Download it here https://memes.peet.io/img/781-js-debug-nightly.vsix and then install it via the "install from vsix" command. This is a nightly build, so make sure you still have the stable js-debug disabled.
That file is telling me that it's not compatible with VSCode 1.49.2.
However I think I know what the problem is...
I did a wget -v http://192.168.56.102:3000/static/js/bundle.js from the command line and got the same 400 error, despite the fact that accessing the same file from the Windows box works OK (HTTP 200).
The problem here is that the IP address was not being excluded in my Linux machines $no_proxy value. I have now added the IP to $no_proxy and wget works fine with no error.
Unfortunately I cannot seem to get the debugger to pick up that no_proxy change.
Okay, thanks for the info! Unfortunately I'm not an expert in the remote scenario for that. @roblourens may be able to provide some advice since I see he commented on similar issues in remote before.
I will go ahead and close this issue since there does not appear to be a problem with js-debug. Thanks for the report!
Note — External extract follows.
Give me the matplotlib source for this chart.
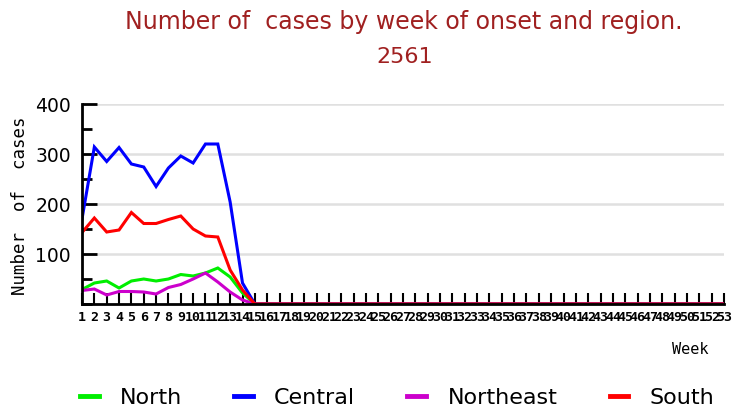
import numpy as np
import matplotlib
matplotlib.use("Agg")
import matplotlib.pyplot as plt
from matplotlib.ticker import MultipleLocator

# weekly case counts (weeks 15-53 are zero)
weeks = list(range(1, 54))
north = [29, 42, 46, 32, 46, 50, 46, 50, 59, 56, 62, 72, 54, 22] + [0] * 39
central = [170, 314, 285, 313, 280, 274, 235, 272, 296, 282, 320, 320, 204, 42] + [0] * 39
northeast = [27, 30, 18, 25, 25, 24, 20, 33, 39, 50, 62, 44, 24, 8] + [0] * 39
south = [143, 172, 144, 148, 183, 161, 161, 169, 176, 150, 136, 134, 68, 28] + [0] * 39

series_names = ['North', 'Central', 'Northeast', 'South']
series_vals = [north, central, northeast, south]
series_cols = ['#00ee00', '#0000ff', '#cc00cc', '#ff0000']

title_col = '#a02020'

fig = plt.figure(figsize=(7.38, 4.18), dpi=100)
ax = fig.add_axes([82/738, 1 - 304/418, (724-82)/738, 200/418])

for name, vals, col in zip(series_names, series_vals, series_cols):
    ax.plot(weeks, vals, color=col, lw=2.2, label=name, solid_joinstyle='miter')

ax.set_xlim(1, 53)
ax.set_ylim(0, 400)

for v in [100, 200, 300, 400]:
    ax.axhline(v, color='#e0e0e0', lw=1.8, zorder=0)

ax.spines['top'].set_visible(False)
ax.spines['right'].set_visible(False)
ax.spines['left'].set_linewidth(2)
ax.spines['bottom'].set_linewidth(2)

ax.set_yticks([100, 200, 300, 400])
ax.yaxis.set_minor_locator(MultipleLocator(50))
ax.tick_params(axis='y', which='major', direction='in', length=11, width=2, labelsize=13.5, pad=8)
ax.tick_params(axis='y', which='minor', direction='in', length=7, width=2)
ax.set_yticklabels(['100', '200', '300', '400'], family='DejaVu Sans')

ax.set_xticks(weeks)
ax.set_xticklabels([str(w) for w in weeks], family='DejaVu Sans Mono', fontweight='bold')
ax.tick_params(axis='x', direction='in', length=8, width=1.5, labelsize=9.5, pad=5)

fig.text(20/738, 1 - 206/418, 'Number  of  cases', rotation=90, ha='center', va='center',
         family='DejaVu Sans Mono', fontsize=12.5)
fig.text(690/738, 1 - 350/418, 'Week', ha='center', va='center',
         family='DejaVu Sans Mono', fontsize=11)

fig.text(404/738, 1 - 22/418, 'Number of  cases by week of onset and region.', ha='center', va='center',
         color=title_col, fontsize=17)
fig.text(405/738, 1 - 57/418, '2561', ha='center', va='center', color=title_col, fontsize=16)

leg = fig.legend(loc='center', bbox_to_anchor=(397/738, 1 - 398/418), ncol=4, frameon=False,
                 fontsize=16, handlelength=0.85, handletextpad=0.95, columnspacing=2.35)
for h in leg.get_lines():
    h.set_linewidth(3.5)

fig.savefig('out.png', dpi=100)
I don't actually know a lot about it. Is that an environment variable? Did you totally restart vscode after changing it? Have you set any of the "proxy" settings in vscode?
Seems that a server reboot means that the process is now picking up the no_proxy env variable I set in .bashrc.
The debugger is now picking things up correctly!
Thank you @connor4312 and @roblourens for the advice, appreciate it!!
Oh yes, restarting the server is necessary. I missed that this was remote.